Jamie Ferguson, formerly of Drake's, London. Shantung silk tie over button-down oxford shirt.

Men typically struggle to bridge the gap between formal clothing (in this instance we’ll take that to mean a suit and tie in professional environments) and informal clothing or smart-casual. The challenge is in finding a sweet spot between a suit and tie, and pants and a open shirt for times when you’d either prefer to be slightly more dressed up, or, if your personal style and taste lends itself more towards dressing with more detail.

Ties which are worn in professional environments are typically unable to bridge the gap between the two styles and the reason for this is texture (which I know I go on about but it’s among the most under-considered elements of style).

At Camps de Luca, Paris. Levi’s, knitted shirt, knitted tie.
At Drake’s factory in London a few years ago. Silk knit over fine merino knitwear
Grey silk knit over sky blue shirt.

Most ties found in office environments are made from silk, are crisp, smooth and, as a result, formal. Trying to wear that style of tie with textures found in less formal clothing creates a disparity between competing textures. The answer, then, is to find parity between the texture of a tie and the other things you’re wearing.

Knitted ties are as informal as ties get, but within this there are levels of formality. A fine gauge silk knitted tie is at the less casual end of the spectrum, whilst a heavier gauge cashmere is the worn-in jeans of the tie world.

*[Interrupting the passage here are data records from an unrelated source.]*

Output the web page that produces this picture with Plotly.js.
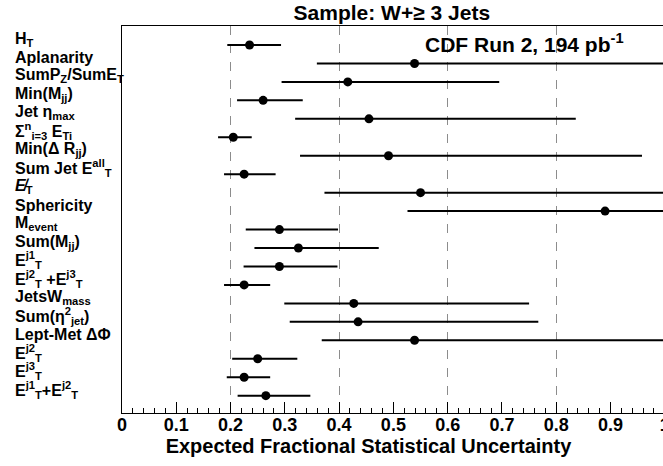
<!DOCTYPE html>
<html>
<head>
<meta charset="utf-8">
<script src="https://cdn.plot.ly/plotly-3.0.1.min.js"></script>
<style>
html, body { margin: 0; padding: 0; overflow: hidden; background: #fff; }
#chart { width: 680px; height: 466px; }
</style>
</head>
<body>
<div id="chart"></div>
<script>
// Variable names (top to bottom)
const labels = [
  "H<sub>T</sub>",
  "Aplanarity",
  "SumP<sub>Z</sub>/SumE<sub>T</sub>",
  "Min(M<sub>jj</sub>)",
  "Jet η<sub>max</sub>",
  "Σ<sup>n</sup><sub>i=3</sub> E<sub>Ti</sub>",
  "Min(Δ R<sub>jj</sub>)",
  "Sum Jet E<sup>all</sup><sub>T</sub>",
  "<i>E̸</i><sub>T</sub>",
  "Sphericity",
  "M<sub>event</sub>",
  "Sum(M<sub>jj</sub>)",
  "E<sup>j1</sup><sub>T</sub>",
  "E<sup>j2</sup><sub>T</sub> +E<sup>j3</sup><sub>T</sub>",
  "JetsW<sub>mass</sub>",
  "Sum(η<sup>2</sup><sub>jet</sub>)",
  "Lept-Met ΔΦ",
  "E<sup>j2</sup><sub>T</sub>",
  "E<sup>j3</sup><sub>T</sub>",
  "E<sup>j1</sup><sub>T</sub>+E<sup>j2</sup><sub>T</sub>"
];
// Expected fractional statistical uncertainty (central value)
const central = [0.235, 0.539, 0.416, 0.260, 0.455, 0.205, 0.491, 0.225, 0.550, 0.890,
                 0.290, 0.325, 0.290, 0.225, 0.427, 0.435, 0.539, 0.250, 0.225, 0.265];
// Lower end of the interval
const lowEnd  = [0.194, 0.359, 0.294, 0.212, 0.319, 0.177, 0.328, 0.188, 0.373, 0.526,
                 0.228, 0.244, 0.224, 0.188, 0.299, 0.309, 0.368, 0.203, 0.193, 0.213];
// Upper end of the interval (those past 1 run off the frame)
const highEnd = [0.293, 1.05, 0.695, 0.333, 0.836, 0.239, 0.958, 0.283, 1.06, 1.30,
                 0.398, 0.473, 0.397, 0.273, 0.750, 0.767, 1.05, 0.323, 0.273, 0.347];

const plotTitle = "Sample: W+≥ 3 Jets";
const xTitle = "Expected Fractional Statistical Uncertainty";
const runLabel = "CDF Run 2, 194 pb<sup>-1</sup>";

const FONT = "Liberation Sans, Arial, Helvetica, sans-serif";

const errPlus = central.map((v, i) => highEnd[i] - v);
const errMinus = central.map((v, i) => v - lowEnd[i]);

const traces = [
  {
    type: "scatter",
    mode: "markers",
    x: central,
    y: labels,
    marker: { color: "#000", size: 9 },
    error_x: {
      type: "data",
      symmetric: false,
      array: errPlus,
      arrayminus: errMinus,
      color: "#000",
      thickness: 2,
      width: 0
    },
    showlegend: false,
    hoverinfo: "x+y"
  },
  {
    type: "scatter",
    mode: "markers",
    x: [null],
    y: [labels[0]],
    xaxis: "x2",
    showlegend: false,
    hoverinfo: "skip"
  }
];

const labelAnnotations = labels.map(l => ({
  xref: "paper",
  yref: "y",
  x: -0.2007,
  y: l,
  text: "<b>" + l + "</b>",
  showarrow: false,
  xanchor: "left",
  yanchor: "middle",
  yshift: 6,
  font: { family: FONT, size: 16, color: "#000" }
}));

const layout = {
  width: 680,
  height: 466,
  margin: { l: 122, r: 15, t: 26, b: 53 },
  paper_bgcolor: "#fff",
  plot_bgcolor: "#fff",
  font: { family: FONT, color: "#000" },
  title: {
    text: plotTitle,
    font: { family: FONT, size: 21, weight: "bold", color: "#000" },
    xref: "paper",
    x: 0.497,
    xanchor: "center",
    yref: "container",
    y: 0.972,
    yanchor: "middle"
  },
  xaxis: {
    range: [0, 1.0004],
    tick0: 0,
    dtick: 0.1,
    ticks: "inside",
    ticklen: 11,
    tickwidth: 1,
    tickcolor: "#000",
    showline: true,
    linecolor: "#000",
    linewidth: 1,
    mirror: true,
    showgrid: false,
    zeroline: false,
    ticklabelstandoff: -5,
    tickfont: { family: FONT, size: 18, weight: "bold", color: "#000" },
    minor: { dtick: 0.02, ticks: "inside", ticklen: 5, tickcolor: "#000", showgrid: false },
    title: {
      text: xTitle + "\u00a0\u00a0\u00a0\u00a0\u00a0\u00a0\u00a0\u00a0\u00a0\u200b",
      font: { family: FONT, size: 20, weight: "bold", color: "#000" },
      standoff: 2
    }
  },
  xaxis2: {
    overlaying: "x",
    range: [0, 1.0004],
    tick0: 0,
    dtick: 0.2,
    showgrid: true,
    gridcolor: "#8c8c8c",
    griddash: "dash",
    gridwidth: 1,
    showticklabels: false,
    ticks: "",
    showline: false,
    zeroline: false
  },
  yaxis: {
    type: "category",
    categoryorder: "array",
    categoryarray: labels,
    range: [19.94, -1.03],
    showline: true,
    linecolor: "#000",
    linewidth: 1,
    ticks: "",
    showticklabels: false,
    showgrid: false,
    zeroline: false
  },
  annotations: labelAnnotations.concat([
    {
      xref: "paper",
      yref: "paper",
      x: 0.554,
      y: 0.955,
      xanchor: "left",
      yanchor: "middle",
      text: "<b>" + runLabel + "</b>",
      showarrow: false,
      font: { family: FONT, size: 21, color: "#000" }
    }
  ])
};

Plotly.newPlot("chart", traces, layout, { displayModeBar: false, staticPlot: true });
</script>
</body>
</html>
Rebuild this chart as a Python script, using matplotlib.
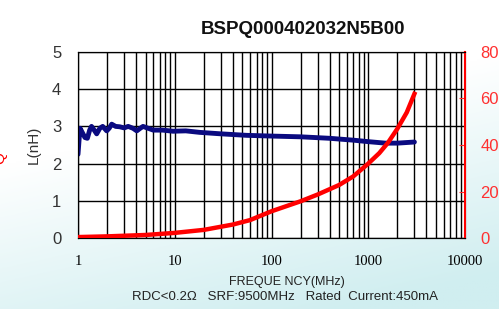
import matplotlib.pyplot as plt
import numpy as np
from matplotlib.colors import LinearSegmentedColormap

# inductance curve (MHz, nH)
freq_L = [1.0, 1.03, 1.05, 1.1, 1.18, 1.25, 1.32, 1.38, 1.47, 1.56, 1.68, 1.8,
          1.98, 2.1, 2.23, 2.45, 2.7, 3.0, 3.3, 3.7, 4.05, 4.4, 4.7, 5.3, 6.0,
          7.5, 9.6, 13, 18, 30, 55, 100, 200, 400, 700, 1000, 1500, 2000, 3000]
L_nH = [2.25, 2.7, 2.95, 2.85, 2.7, 2.68, 2.9, 3.0, 2.9, 2.8, 2.95, 3.0,
        2.88, 2.95, 3.06, 3.0, 2.99, 2.96, 3.0, 2.95, 2.88, 2.95, 3.0, 2.95, 2.9,
        2.9, 2.87, 2.88, 2.84, 2.8, 2.76, 2.74, 2.72, 2.68, 2.63, 2.59, 2.55, 2.55, 2.58]

# Q curve
freq_Q = [1, 2, 5, 10, 20, 40, 60, 100, 200, 300, 500, 700, 1000, 1300, 1600,
          2000, 2500, 3000]
Q_val = [0.4, 0.7, 1.3, 2.2, 3.5, 5.8, 7.7, 11.5, 15.8, 18.7, 22.8, 26.5, 32,
         36.5, 41, 47, 54, 62]

x_ticks = [1, 10, 100, 1000, 10000]
x_labels = ['1', '10', '100', '1000', '10000']

fig = plt.figure(figsize=(4.99, 3.09), dpi=100)

# light cyan gradient background, stronger toward the bottom right
bg = fig.add_axes([0, 0, 1, 1], zorder=-10)
yy, xx = np.mgrid[0:1:200j, 0:1:300j]
grad = np.clip((1 - yy) * 1.4 + xx * 0.5 - 0.75, 0, 1)
cmap = LinearSegmentedColormap.from_list('bg', ['#ffffff', '#d0eef0'])
bg.imshow(grad, cmap=cmap, aspect='auto', extent=[0, 1, 0, 1], origin='lower')
bg.axis('off')

ax = fig.add_axes([78 / 499, (309 - 238) / 309, 387 / 499, 186 / 309])
ax.set_facecolor('white')
ax.set_xscale('log')
ax.set_xlim(1, 10000)
ax.set_ylim(0, 5)
ax.grid(which='major', color='black', linewidth=1)
ax.grid(which='minor', axis='x', color='black', linewidth=1)
ax.plot(freq_L, L_nH, color='#0a0a80', linewidth=3.5, solid_capstyle='round', zorder=3)
ax.set_xticks(x_ticks)
ax.set_xticklabels(x_labels, family='Liberation Serif', fontsize=10.5)
ax.set_yticks(range(6))
ax.tick_params(axis='y', labelsize=12, length=0, pad=12, labelcolor='#333333')
ax.tick_params(axis='x', which='both', length=0, pad=12)
for lab in ax.get_yticklabels():
    lab.set_family('Liberation Sans')
ax.set_ylabel('L(nH)', fontsize=11, family='Liberation Sans', color='#333333', labelpad=8)
for s in ax.spines.values():
    s.set_color('black')

ax2 = ax.twinx()
ax2.plot(freq_Q, Q_val, color='red', linewidth=3.2, zorder=3)
ax2.set_ylim(0, 80)
ax2.set_yticks([0, 20, 40, 60, 80])
ax2.tick_params(axis='y', colors='#ff3030', direction='in', length=4, labelsize=12, pad=11)
for lab in ax2.get_yticklabels():
    lab.set_family('Liberation Sans')
ax2.spines['right'].set_color('red')
ax2.spines['right'].set_linewidth(1.5)

fig.text(0.607, 0.905, 'BSPQ000402032N5B00', ha='center', va='center',
         fontsize=13.5, fontweight='bold', family='Liberation Sans', color='#111111')
fig.text(0.575, 0.087, 'FREQUE NCY(MHz)', ha='center', va='center',
         fontsize=9, family='Liberation Sans', color='#222222')
fig.text(0.571, 0.038, 'RDC<0.2\u03a9   SRF:9500MHz   Rated  Current:450mA', ha='center',
         va='center', fontsize=9.5, family='Liberation Sans', color='#222222')
fig.text(0.0, 0.49, 'Q', ha='center', va='center', rotation=90, color='red',
         fontsize=11, family='Liberation Sans')

fig.savefig('out.png', dpi=100)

From an image taken at Nino Corvato’s in NY

Aside from knits, with their typically squared off tips, you then have the option of changing the material of a standard tie to achieve a more informal look. For the colder seasons, this means cashmere or wool ties with their extra body, light absorbing properties and often mottled appearance. Exact same width, length and tips as a regular work tie, but the change in fabric and, therefore, texture entirely changes the end product. In summer, change to cotton and linen or a high-twist lightweight wool and the same reduction in formality is achieved.

Drake’s bespoke cashmere tie, hand-rolled tips (see below)

Jamie Ferguson, formerly of Drake’s, London. Shantung silk tie over button-down oxford shirt.

Finally, hand-rolled tips should be the norm for men’s ties. They’re still a rarity (less so in Italy), which is a shame, because such a small detail has such a huge effect on how a tie feels and looks. Hand-rolled tips are more elegant, relaxed and enjoyable to wear than the typically self tipped ties which are the norm in the UK and elsewhere in the world. Even on a work tie, hand rolled tips are still formal, but so much more elegant and, on a casual tie, they make the tie appear much more relaxed and light.

When no tie feels like too little and a work tie too much, look to cashmere, linen and knitted ties to give texture and balance to a less formal outfit.